Begin

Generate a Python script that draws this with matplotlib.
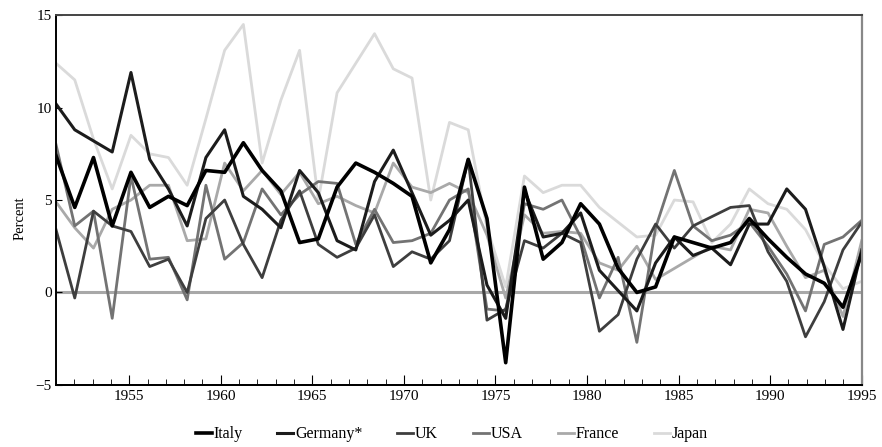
import numpy as np
import matplotlib
matplotlib.use('Agg')
import matplotlib.pyplot as plt
from matplotlib.ticker import MultipleLocator

# growth of real output, percent, 1951-1994
years = list(range(1951, 1995))

italy = [7.4, 4.6, 7.3, 3.6, 6.5, 4.6, 5.2, 4.7, 6.6, 6.5,
         8.1, 6.6, 5.5, 2.7, 2.9, 5.7, 7.0, 6.5, 5.9, 5.2,
         1.6, 3.4, 7.2, 4.0, -3.8, 5.7, 1.8, 2.7, 4.8, 3.7,
         1.3, 0.0, 0.3, 3.0, 2.7, 2.4, 2.7, 4.0, 2.9, 1.9,
         1.0, 0.5, -0.8, 2.1]
germany = [10.2, 8.8, 8.2, 7.6, 11.9, 7.2, 5.6, 3.6, 7.3, 8.8,
           5.2, 4.5, 3.5, 6.6, 5.4, 2.8, 2.3, 6.0, 7.7, 5.4,
           3.1, 3.9, 5.0, 0.4, -1.4, 5.5, 3.0, 3.2, 4.3, 1.2,
           0.1, -1.0, 1.6, 3.0, 2.0, 2.4, 1.5, 3.7, 3.7, 5.6,
           4.5, 1.4, -2.0, 2.3]
uk = [3.4, -0.3, 4.4, 3.6, 3.3, 1.4, 1.8, 0.0, 4.0, 5.0,
      2.6, 0.8, 3.9, 5.5, 2.6, 1.9, 2.4, 4.2, 1.4, 2.2,
      1.8, 2.8, 7.2, -1.5, -0.9, 2.8, 2.4, 3.2, 2.7, -2.1,
      -1.2, 1.8, 3.7, 2.4, 3.6, 4.1, 4.6, 4.7, 2.2, 0.6,
      -2.4, -0.5, 2.3, 3.8]
usa = [8.0, 3.6, 4.4, -1.4, 6.3, 1.8, 1.9, -0.4, 5.8, 1.8,
       2.7, 5.6, 4.2, 5.3, 6.0, 5.9, 2.6, 4.5, 2.7, 2.8,
       3.2, 5.0, 5.6, -0.9, -1.0, 4.8, 4.5, 5.0, 3.0, -0.3,
       1.9, -2.7, 3.5, 6.6, 3.6, 2.8, 3.1, 3.8, 2.5, 1.0,
       -1.0, 2.6, 3.0, 3.9]
france = [4.9, 3.5, 2.4, 4.5, 5.0, 5.8, 5.8, 2.8, 2.9, 7.0,
          5.5, 6.6, 5.3, 6.5, 4.8, 5.2, 4.7, 4.3, 7.0, 5.7,
          5.4, 5.9, 5.4, 3.1, -0.3, 4.2, 3.2, 3.3, 3.2, 1.6,
          1.2, 2.5, 0.7, 1.3, 1.9, 2.5, 2.3, 4.5, 4.3, 2.5,
          0.8, 1.2, -1.3, 2.8]
japan = [12.4, 11.5, 8.3, 5.6, 8.5, 7.5, 7.3, 5.8, 9.4, 13.1,
         14.5, 7.0, 10.4, 13.1, 5.0, 10.8, 12.4, 14.0, 12.1, 11.6,
         5.0, 9.2, 8.8, 3.5, 0.3, 6.3, 5.4, 5.8, 5.8, 4.6,
         3.8, 3.0, 3.1, 5.0, 4.9, 2.7, 3.7, 5.6, 4.8, 4.5,
         3.4, 1.5, 0.2, 0.6]

names = ['Italy', 'Germany*', 'UK', 'USA', 'France', 'Japan']
series = [italy, germany, uk, usa, france, japan]
colors = ['#000000', '#1c1c1c', '#3e3e3e', '#737373', '#a9a9a9', '#dadada']
widths = [2.6, 2.2, 2.0, 2.0, 2.0, 2.0]

plt.rcParams['font.family'] = ['Liberation Serif', 'DejaVu Serif']

fig = plt.figure(figsize=(8.82, 4.47), dpi=100)
ax = fig.add_axes([0.0635, 0.139, 0.9135, 0.827])

ax.axhline(0, color='#a8a8a8', lw=2.2, zorder=1)
# draw light series first so the dark ones sit on top
for name, vals, c, w in reversed(list(zip(names, series, colors, widths))):
    ax.plot(years, vals, color=c, lw=w, label=name, zorder=2)

ax.set_xlim(1951, 1994)
ax.set_ylim(-5, 15)
ax.tick_params(axis='x', which='both', bottom=False, labelbottom=False)
ax.yaxis.set_major_locator(MultipleLocator(5))
ax.tick_params(axis='y', direction='in', length=4, labelsize=11, pad=3)
ax.set_ylabel('Percent', fontsize=10.5)
ax.yaxis.set_label_coords(-0.036, 0.45)

# tick scale of the original runs 1951-1995 over the same width
def fwd(x):
    return 1951 + (np.asarray(x) - 1951) * 44.0 / 43.0

def inv(t):
    return 1951 + (np.asarray(t) - 1951) * 43.0 / 44.0

sec = ax.secondary_xaxis('bottom', functions=(fwd, inv))
sec.set_xticks(range(1955, 1996, 5))
sec.xaxis.set_minor_locator(MultipleLocator(1))
sec.tick_params(axis='x', which='major', direction='in', length=7, labelsize=11, pad=4)
sec.tick_params(axis='x', which='minor', direction='in', length=4)
sec.spines['bottom'].set_linewidth(1.4)

ax.spines['left'].set_linewidth(1.4)
ax.spines['bottom'].set_linewidth(1.4)
ax.spines['top'].set_linewidth(1.4)
ax.spines['top'].set_color('#444444')
ax.spines['right'].set_linewidth(1.6)
ax.spines['right'].set_color('#888888')

handles, labels = ax.get_legend_handles_labels()
handles, labels = handles[::-1], labels[::-1]
fig.legend(handles, labels, loc='lower center', bbox_to_anchor=(0.512, -0.022),
           ncol=6, frameon=False, fontsize=11.5, handlelength=1.0,
           handletextpad=0.1, columnspacing=2.2)

fig.savefig('out.png', dpi=100)
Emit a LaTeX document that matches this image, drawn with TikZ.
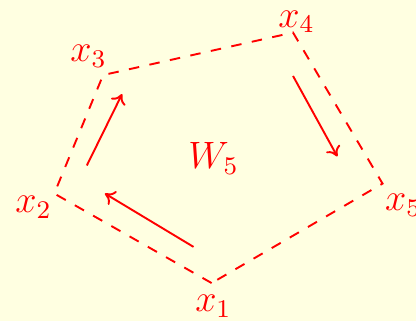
\documentclass[tikz,border=0pt]{standalone}
\usepackage{amsmath}
\usepackage{tikz}
\usetikzlibrary{arrows.meta, positioning, calc}
\definecolor{wheelred}{RGB}{255,0,0}
\definecolor{wheelbg}{RGB}{255,255,225}

\begin{document}
\begin{tikzpicture}[
  edge/.style={draw=wheelred, dash pattern=on 3.3pt off 3.3pt, line width=0.6pt},
  arr/.style={-{To[length=3pt,width=5pt]}, wheelred, line width=0.6pt},
  lbl/.style={text=wheelred, inner sep=0.5pt, font=\large}
]
\fill[wheelbg] (0,0) rectangle (4.6,3.55);
\useasboundingbox (0,0) rectangle (4.6,3.55);
% vertices of the wheel rim
\coordinate (x1) at (2.34,0.42);
\coordinate (x2) at (0.60,1.41);
\coordinate (x3) at (1.14,2.72);
\coordinate (x4) at (3.24,3.19);
\coordinate (x5) at (4.23,1.52);
\node[lbl] (l1) at (2.36,0.16) {$x_1$};
\node[lbl] (l2) at (0.37,1.26) {$x_2$};
\node[lbl] (l3) at (0.98,2.93) {$x_3$};
\node[lbl] (l4) at (3.28,3.31) {$x_4$};
\node[lbl] (l5) at (4.46,1.28) {$x_5$};
\node[lbl] (w) at (2.36,1.80) {$W_5$};
\draw[edge] (x1) -- (x2) -- (x3) -- (x4) -- (x5) -- cycle;
% direction arrows along the rim
\coordinate (a1s) at (2.14,0.82);
\coordinate (a1e) at (1.16,1.41);
\coordinate (a2s) at (0.96,1.72);
\coordinate (a2e) at (1.35,2.51);
\coordinate (a3s) at (3.24,2.71);
\coordinate (a3e) at (3.73,1.82);
\draw[arr] (a1s) -- (a1e);
\draw[arr] (a2s) -- (a2e);
\draw[arr] (a3s) -- (a3e);
\end{tikzpicture}
\end{document}
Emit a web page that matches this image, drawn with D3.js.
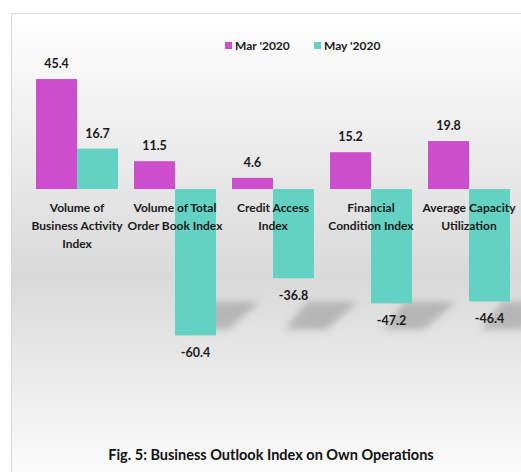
<!DOCTYPE html>
<html lang="en">
<head>
<meta charset="utf-8">
<title>Business Outlook Index on Own Operations</title>
<script src="https://cdn.jsdelivr.net/npm/d3@7"></script>
<style>
  body { margin: 0; background: #fff; }
  svg { display: block; font-family: Lato, "Open Sans", sans-serif; }
</style>
</head>
<body>
<script>
// chart data
var categories = [
  ["Volume of", "Business Activity", "Index"],
  ["Volume of Total", "Order Book Index"],
  ["Credit Access", "Index"],
  ["Financial", "Condition Index"],
  ["Average Capacity", "Utilization"]
]
var seriesNames = ["Mar '2020", "May '2020"]
var marValues = [45.4, 11.5, 4.6, 15.2, 19.8]
var mayValues = [16.7, -60.4, -36.8, -47.2, -46.4]
var colors = ["#cc4ecc", "#64d2c2"]

var width = 521, height = 472

var svg = d3.select("body").append("svg")
  .attr("width", width)
  .attr("height", height)

var defs = svg.append("defs")
var grad = defs.append("linearGradient")
  .attr("id", "bg").attr("x1", 0).attr("y1", 0).attr("x2", 0).attr("y2", 1)
grad.append("stop").attr("offset", "0%").attr("stop-color", "#ffffff")
grad.append("stop").attr("offset", "55%").attr("stop-color", "#d9d9d9")
grad.append("stop").attr("offset", "100%").attr("stop-color", "#ffffff")

defs.append("filter").attr("id", "blur")
  .attr("x", "-30%").attr("y", "-30%").attr("width", "160%").attr("height", "160%")
  .append("feGaussianBlur").attr("stdDeviation", 3.5)

// frame
svg.append("rect")
  .attr("x", 11.5).attr("y", 13.5)
  .attr("width", 530).attr("height", 480)
  .attr("fill", "url(#bg)")
  .attr("stroke", "#d9d9d9")

var rows = categories.map(function(c, i) {
  return { lines: c, values: [marValues[i], mayValues[i]] }
})

var x0 = d3.scaleBand()
  .domain(d3.range(categories.length))
  .range([28, 518])

var x1 = d3.scaleBand()
  .domain(seriesNames)
  .range([8, 90])

var y = d3.scaleLinear()
  .domain([-60, 50])
  .range([334.4, 67.9])

// cast shadows of the negative bars
var floorTop = y(-46.5), floorBot = y(-58)
svg.append("g").selectAll("polygon")
  .data(rows.filter(function(d) { return d.values[1] < 0 }))
  .enter().append("polygon")
    .attr("points", function(d) {
      var i = rows.indexOf(d)
      var left = x0(i) + x1(seriesNames[1]), bw = x1.bandwidth()
      return [[left + 12, floorBot], [left + bw + 12, floorBot],
              [left + bw + 44, floorTop], [left + 34, floorTop]].join(" ")
    })
    .attr("fill", "#8c8c8c")
    .attr("opacity", 0.5)
    .attr("filter", "url(#blur)")

// bars
var groups = svg.append("g").selectAll("g")
  .data(rows)
  .enter().append("g")
    .attr("transform", function(d, i) { return "translate(" + x0(i) + ",0)" })

groups.selectAll("rect")
  .data(function(d) { return d.values.map(function(v, j) { return { key: seriesNames[j], value: v, j: j } }) })
  .enter().append("rect")
    .attr("x", function(d) { return x1(d.key) })
    .attr("width", x1.bandwidth())
    .attr("y", function(d) { return y(Math.max(0, d.value)) })
    .attr("height", function(d) { return Math.abs(y(d.value) - y(0)) })
    .attr("fill", function(d) { return colors[d.j] })

// value labels
groups.selectAll("text.val")
  .data(function(d) { return d.values.map(function(v, j) { return { key: seriesNames[j], value: v } }) })
  .enter().append("text")
    .attr("class", "val")
    .attr("x", function(d) { return x1(d.key) + x1.bandwidth() / 2 })
    .attr("y", function(d) { return d.value >= 0 ? y(d.value) - 11 : y(d.value) + 22 })
    .attr("text-anchor", "middle")
    .style("font-size", "12.5px")
    .style("font-weight", "bold")
    .style("fill", "#1a1a1a")
    .text(function(d) { return d.value.toFixed(1) })

// category labels
groups.append("text")
  .attr("text-anchor", "middle")
  .style("font-size", "12px")
  .style("font-weight", "bold")
  .style("fill", "#1a1a1a")
  .selectAll("tspan")
  .data(function(d) { return d.lines })
  .enter().append("tspan")
    .attr("x", x0.bandwidth() / 2)
    .attr("y", function(d, i) { return 212 + i * 18 })
    .text(function(d) { return d })

// legend
var legend = svg.append("g").selectAll("g")
  .data(seriesNames)
  .enter().append("g")
    .attr("transform", function(d, i) { return "translate(" + (225 + i * 89) + ",42)" })
legend.append("rect")
  .attr("width", 7).attr("height", 7)
  .attr("fill", function(d, i) { return colors[i] })
legend.append("text")
  .attr("x", 10).attr("y", 8)
  .style("font-size", "12px")
  .style("font-weight", "bold")
  .style("fill", "#1a1a1a")
  .text(function(d) { return d })

// title
svg.append("text")
  .attr("x", 271).attr("y", 460)
  .attr("text-anchor", "middle")
  .style("font-size", "14.5px")
  .style("font-weight", "bold")
  .style("fill", "#111")
  .text("Fig. 5: Business Outlook Index on Own Operations")
</script>
</body>
</html>
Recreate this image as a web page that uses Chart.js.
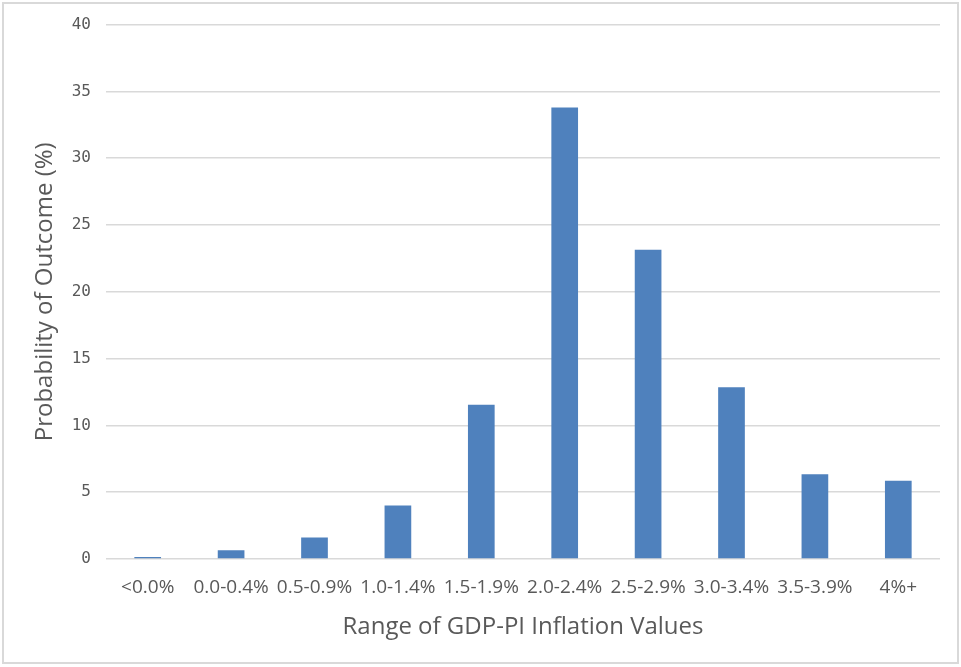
<!DOCTYPE html>
<html lang="en">
<head>
<meta charset="UTF-8">
<title>GDP-PI Inflation Probability</title>
<script src="https://cdn.jsdelivr.net/npm/chart.js@4.4.1/dist/chart.umd.min.js"></script>
<style>
    html, body { margin: 0; padding: 0; background: #ffffff; }
    .frame { position: absolute; left: 2px; top: 2px; width: 953px; height: 658px; border: 2px solid #d9d9d9; }
    .chart-box { position: absolute; left: 0; top: 0; width: 961px; height: 667px; }
</style>
</head>
<body>
<div class="frame"></div>
<div class="chart-box"><canvas id="inflationChart"></canvas></div>
<script>
const categories = ['<0.0%', '0.0-0.4%', '0.5-0.9%', '1.0-1.4%', '1.5-1.9%', '2.0-2.4%', '2.5-2.9%', '3.0-3.4%', '3.5-3.9%', '4%+'];
const probabilities = [0.15, 0.65, 1.6, 4.0, 11.55, 33.8, 23.15, 12.85, 6.35, 5.85];
const yTicks = [0, 5, 10, 15, 20, 25, 30, 35, 40];

const ctx = document.getElementById('inflationChart').getContext('2d');
new Chart(ctx, {
    type: 'bar',
    data: {
        labels: categories,
        datasets: [{
            label: 'Probability of Outcome (%)',
            data: probabilities,
            backgroundColor: '#4f81bd',
            borderWidth: 0,
            barPercentage: 0.32,
            categoryPercentage: 1.0
        }]
    },
    options: {
        responsive: true,
        maintainAspectRatio: false,
        animation: false,
        layout: { padding: { left: 4, top: 16, right: 21, bottom: 0 } },
        plugins: {
            legend: { display: false },
            tooltip: { enabled: false }
        },
        scales: {
            x: {
                afterFit: axis => { axis.height = 108; },
                grid: { display: false, drawTicks: false },
                border: { display: false },
                ticks: {
                    color: '#595959',
                    font: { family: 'Open Sans', size: 19 },
                    padding: 17,
                    maxRotation: 0,
                    autoSkip: false
                },
                title: {
                    display: true,
                    text: 'Range of GDP-PI Inflation Values',
                    color: '#595959',
                    font: { family: 'Open Sans', size: 24 },
                    padding: { top: 25, bottom: 25 }
                }
            },
            y: {
                min: 0,
                max: 40,
                afterBuildTicks: axis => { axis.ticks = yTicks.map(v => ({ value: v })); },
                afterFit: axis => { axis.width = 102; },
                grid: { color: '#d9d9d9', lineWidth: 1.5, drawTicks: false },
                border: { display: false },
                ticks: {
                    color: '#595959',
                    font: { family: 'DejaVu Sans Mono', size: 16 },
                    padding: 15
                },
                title: {
                    display: true,
                    text: 'Probability of Outcome (%)',
                    color: '#595959',
                    font: { family: 'Open Sans', size: 24 },
                    padding: { top: 27, bottom: 0 }
                }
            }
        }
    }
});
</script>
</body>
</html>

End

Count the lines in the records above that hold the word "Emit", and give only that number.

2